Information provided —
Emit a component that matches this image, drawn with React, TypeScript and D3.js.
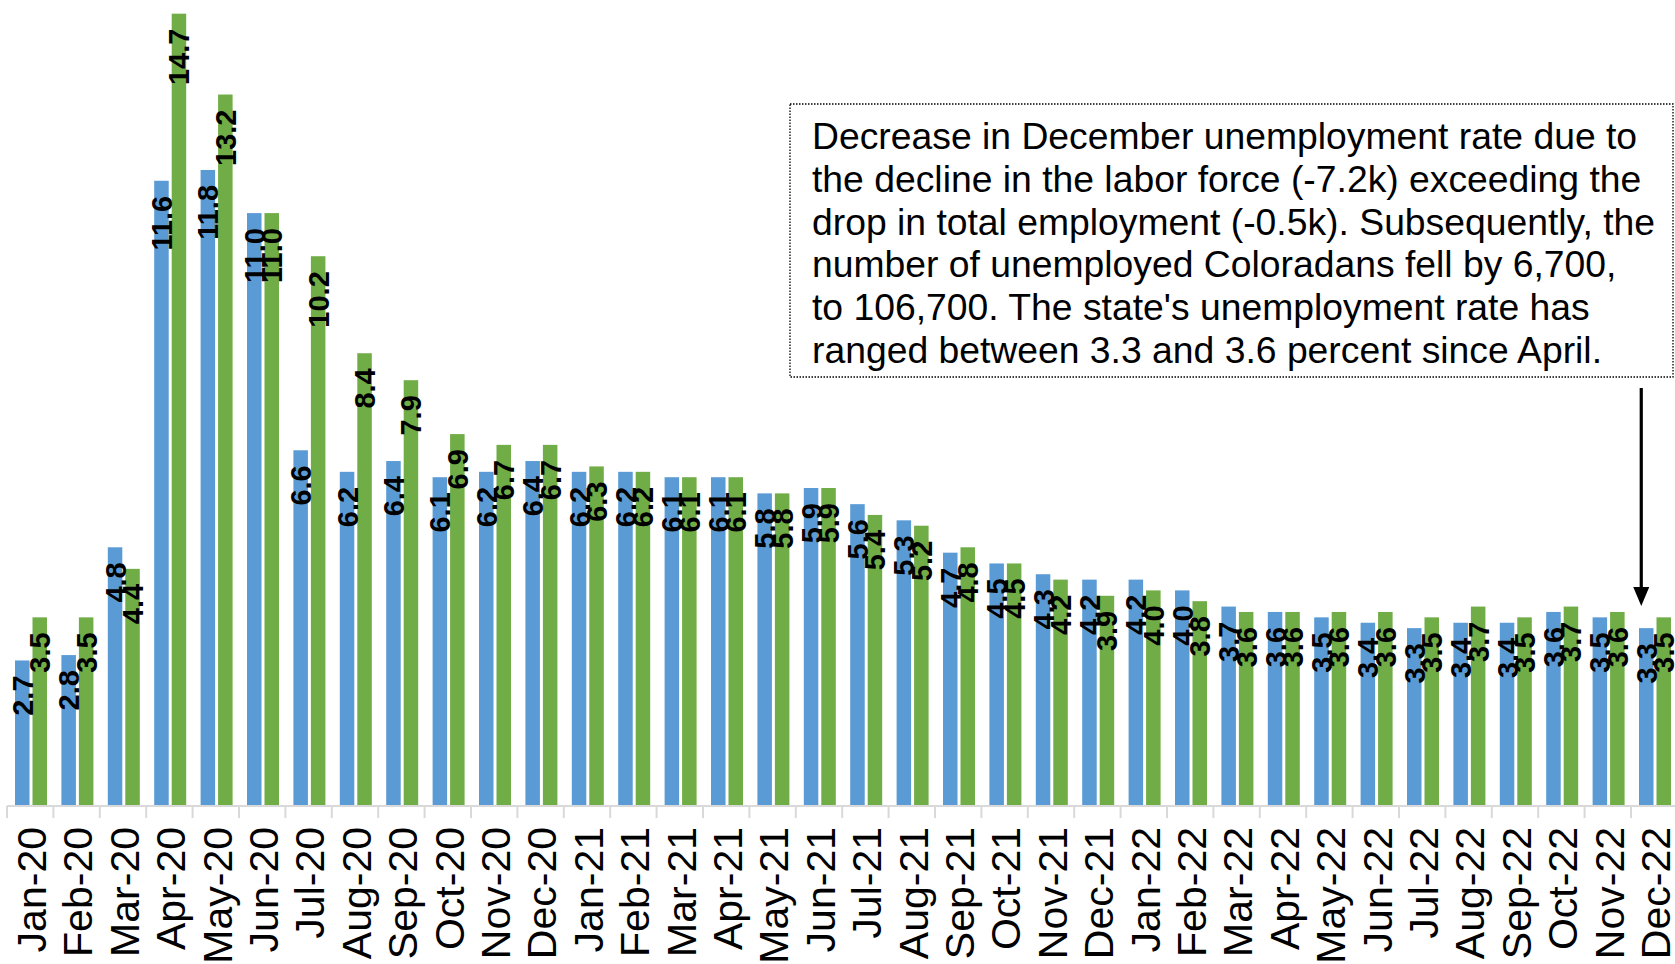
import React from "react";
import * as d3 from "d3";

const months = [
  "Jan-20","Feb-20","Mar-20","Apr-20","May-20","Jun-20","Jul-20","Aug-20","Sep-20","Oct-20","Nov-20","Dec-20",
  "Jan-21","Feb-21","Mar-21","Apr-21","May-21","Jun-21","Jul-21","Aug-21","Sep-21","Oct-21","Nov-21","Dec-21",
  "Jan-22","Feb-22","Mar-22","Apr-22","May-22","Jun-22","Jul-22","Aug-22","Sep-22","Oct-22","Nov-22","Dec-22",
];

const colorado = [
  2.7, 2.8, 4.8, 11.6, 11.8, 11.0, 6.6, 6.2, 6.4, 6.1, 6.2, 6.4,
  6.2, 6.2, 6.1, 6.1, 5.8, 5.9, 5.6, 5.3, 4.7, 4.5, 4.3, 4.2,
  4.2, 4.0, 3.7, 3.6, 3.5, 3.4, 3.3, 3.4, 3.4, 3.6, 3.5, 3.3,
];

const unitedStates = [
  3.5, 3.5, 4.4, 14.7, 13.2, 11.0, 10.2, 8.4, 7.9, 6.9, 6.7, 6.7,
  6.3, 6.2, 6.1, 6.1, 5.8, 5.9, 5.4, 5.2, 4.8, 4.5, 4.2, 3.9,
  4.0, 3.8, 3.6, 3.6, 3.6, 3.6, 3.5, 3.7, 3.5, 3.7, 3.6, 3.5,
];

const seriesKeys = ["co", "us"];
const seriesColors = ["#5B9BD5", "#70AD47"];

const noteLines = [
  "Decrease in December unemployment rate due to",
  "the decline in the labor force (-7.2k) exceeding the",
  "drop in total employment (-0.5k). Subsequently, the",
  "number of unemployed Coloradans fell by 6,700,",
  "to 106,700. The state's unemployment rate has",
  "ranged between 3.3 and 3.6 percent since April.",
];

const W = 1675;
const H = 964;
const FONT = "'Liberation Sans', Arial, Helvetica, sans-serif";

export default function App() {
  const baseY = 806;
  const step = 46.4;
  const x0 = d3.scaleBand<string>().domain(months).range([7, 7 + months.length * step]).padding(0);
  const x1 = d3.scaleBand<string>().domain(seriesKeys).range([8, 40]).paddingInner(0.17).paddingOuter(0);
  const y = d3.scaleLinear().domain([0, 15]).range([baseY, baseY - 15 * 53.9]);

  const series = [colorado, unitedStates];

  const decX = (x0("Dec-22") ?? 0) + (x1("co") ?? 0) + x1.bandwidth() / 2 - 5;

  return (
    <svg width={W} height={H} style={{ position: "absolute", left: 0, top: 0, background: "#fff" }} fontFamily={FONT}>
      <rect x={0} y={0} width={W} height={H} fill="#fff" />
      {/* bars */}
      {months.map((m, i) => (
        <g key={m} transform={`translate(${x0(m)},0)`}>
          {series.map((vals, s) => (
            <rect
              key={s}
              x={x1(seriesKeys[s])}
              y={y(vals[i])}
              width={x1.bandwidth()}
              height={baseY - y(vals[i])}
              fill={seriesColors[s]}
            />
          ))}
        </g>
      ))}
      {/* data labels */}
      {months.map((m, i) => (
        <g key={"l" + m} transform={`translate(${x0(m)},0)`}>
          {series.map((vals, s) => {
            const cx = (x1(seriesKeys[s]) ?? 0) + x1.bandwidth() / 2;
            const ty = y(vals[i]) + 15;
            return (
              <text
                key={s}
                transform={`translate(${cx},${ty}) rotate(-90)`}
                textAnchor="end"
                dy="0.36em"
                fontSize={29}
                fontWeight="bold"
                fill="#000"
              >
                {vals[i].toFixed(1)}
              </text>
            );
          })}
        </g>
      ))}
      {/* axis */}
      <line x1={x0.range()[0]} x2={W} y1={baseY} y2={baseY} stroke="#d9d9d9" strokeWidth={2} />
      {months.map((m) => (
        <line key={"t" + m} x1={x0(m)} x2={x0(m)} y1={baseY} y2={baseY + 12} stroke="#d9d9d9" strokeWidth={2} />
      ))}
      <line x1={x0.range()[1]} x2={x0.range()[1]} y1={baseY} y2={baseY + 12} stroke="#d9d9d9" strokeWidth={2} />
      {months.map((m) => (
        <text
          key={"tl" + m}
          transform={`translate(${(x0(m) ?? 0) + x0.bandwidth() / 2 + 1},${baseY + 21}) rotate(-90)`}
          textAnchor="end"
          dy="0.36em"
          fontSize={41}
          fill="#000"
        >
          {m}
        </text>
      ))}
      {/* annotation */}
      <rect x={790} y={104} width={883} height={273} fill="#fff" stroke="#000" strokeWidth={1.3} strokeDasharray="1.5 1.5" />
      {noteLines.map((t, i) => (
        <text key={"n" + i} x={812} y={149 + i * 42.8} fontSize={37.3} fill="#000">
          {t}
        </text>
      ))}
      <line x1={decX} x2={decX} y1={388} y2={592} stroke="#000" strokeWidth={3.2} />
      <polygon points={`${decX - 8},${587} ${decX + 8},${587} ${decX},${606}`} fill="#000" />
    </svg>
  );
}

Exercise prompt — Repeat the data above exactly, but not the pictures.

The result —
Emit a component that matches this image, drawn with React, TypeScript and D3.js.
import React from "react";
import * as d3 from "d3";

const months = [
  "Jan-20","Feb-20","Mar-20","Apr-20","May-20","Jun-20","Jul-20","Aug-20","Sep-20","Oct-20","Nov-20","Dec-20",
  "Jan-21","Feb-21","Mar-21","Apr-21","May-21","Jun-21","Jul-21","Aug-21","Sep-21","Oct-21","Nov-21","Dec-21",
  "Jan-22","Feb-22","Mar-22","Apr-22","May-22","Jun-22","Jul-22","Aug-22","Sep-22","Oct-22","Nov-22","Dec-22",
];

const colorado = [
  2.7, 2.8, 4.8, 11.6, 11.8, 11.0, 6.6, 6.2, 6.4, 6.1, 6.2, 6.4,
  6.2, 6.2, 6.1, 6.1, 5.8, 5.9, 5.6, 5.3, 4.7, 4.5, 4.3, 4.2,
  4.2, 4.0, 3.7, 3.6, 3.5, 3.4, 3.3, 3.4, 3.4, 3.6, 3.5, 3.3,
];

const unitedStates = [
  3.5, 3.5, 4.4, 14.7, 13.2, 11.0, 10.2, 8.4, 7.9, 6.9, 6.7, 6.7,
  6.3, 6.2, 6.1, 6.1, 5.8, 5.9, 5.4, 5.2, 4.8, 4.5, 4.2, 3.9,
  4.0, 3.8, 3.6, 3.6, 3.6, 3.6, 3.5, 3.7, 3.5, 3.7, 3.6, 3.5,
];

const seriesKeys = ["co", "us"];
const seriesColors = ["#5B9BD5", "#70AD47"];

const noteLines = [
  "Decrease in December unemployment rate due to",
  "the decline in the labor force (-7.2k) exceeding the",
  "drop in total employment (-0.5k). Subsequently, the",
  "number of unemployed Coloradans fell by 6,700,",
  "to 106,700. The state's unemployment rate has",
  "ranged between 3.3 and 3.6 percent since April.",
];

const W = 1675;
const H = 964;
const FONT = "'Liberation Sans', Arial, Helvetica, sans-serif";

export default function App() {
  const baseY = 806;
  const step = 46.4;
  const x0 = d3.scaleBand<string>().domain(months).range([7, 7 + months.length * step]).padding(0);
  const x1 = d3.scaleBand<string>().domain(seriesKeys).range([8, 40]).paddingInner(0.17).paddingOuter(0);
  const y = d3.scaleLinear().domain([0, 15]).range([baseY, baseY - 15 * 53.9]);

  const series = [colorado, unitedStates];

  const decX = (x0("Dec-22") ?? 0) + (x1("co") ?? 0) + x1.bandwidth() / 2 - 5;

  return (
    <svg width={W} height={H} style={{ position: "absolute", left: 0, top: 0, background: "#fff" }} fontFamily={FONT}>
      <rect x={0} y={0} width={W} height={H} fill="#fff" />
      {/* bars */}
      {months.map((m, i) => (
        <g key={m} transform={`translate(${x0(m)},0)`}>
          {series.map((vals, s) => (
            <rect
              key={s}
              x={x1(seriesKeys[s])}
              y={y(vals[i])}
              width={x1.bandwidth()}
              height={baseY - y(vals[i])}
              fill={seriesColors[s]}
            />
          ))}
        </g>
      ))}
      {/* data labels */}
      {months.map((m, i) => (
        <g key={"l" + m} transform={`translate(${x0(m)},0)`}>
          {series.map((vals, s) => {
            const cx = (x1(seriesKeys[s]) ?? 0) + x1.bandwidth() / 2;
            const ty = y(vals[i]) + 15;
            return (
              <text
                key={s}
                transform={`translate(${cx},${ty}) rotate(-90)`}
                textAnchor="end"
                dy="0.36em"
                fontSize={29}
                fontWeight="bold"
                fill="#000"
              >
                {vals[i].toFixed(1)}
              </text>
            );
          })}
        </g>
      ))}
      {/* axis */}
      <line x1={x0.range()[0]} x2={W} y1={baseY} y2={baseY} stroke="#d9d9d9" strokeWidth={2} />
      {months.map((m) => (
        <line key={"t" + m} x1={x0(m)} x2={x0(m)} y1={baseY} y2={baseY + 12} stroke="#d9d9d9" strokeWidth={2} />
      ))}
      <line x1={x0.range()[1]} x2={x0.range()[1]} y1={baseY} y2={baseY + 12} stroke="#d9d9d9" strokeWidth={2} />
      {months.map((m) => (
        <text
          key={"tl" + m}
          transform={`translate(${(x0(m) ?? 0) + x0.bandwidth() / 2 + 1},${baseY + 21}) rotate(-90)`}
          textAnchor="end"
          dy="0.36em"
          fontSize={41}
          fill="#000"
        >
          {m}
        </text>
      ))}
      {/* annotation */}
      <rect x={790} y={104} width={883} height={273} fill="#fff" stroke="#000" strokeWidth={1.3} strokeDasharray="1.5 1.5" />
      {noteLines.map((t, i) => (
        <text key={"n" + i} x={812} y={149 + i * 42.8} fontSize={37.3} fill="#000">
          {t}
        </text>
      ))}
      <line x1={decX} x2={decX} y1={388} y2={592} stroke="#000" strokeWidth={3.2} />
      <polygon points={`${decX - 8},${587} ${decX + 8},${587} ${decX},${606}`} fill="#000" />
    </svg>
  );
}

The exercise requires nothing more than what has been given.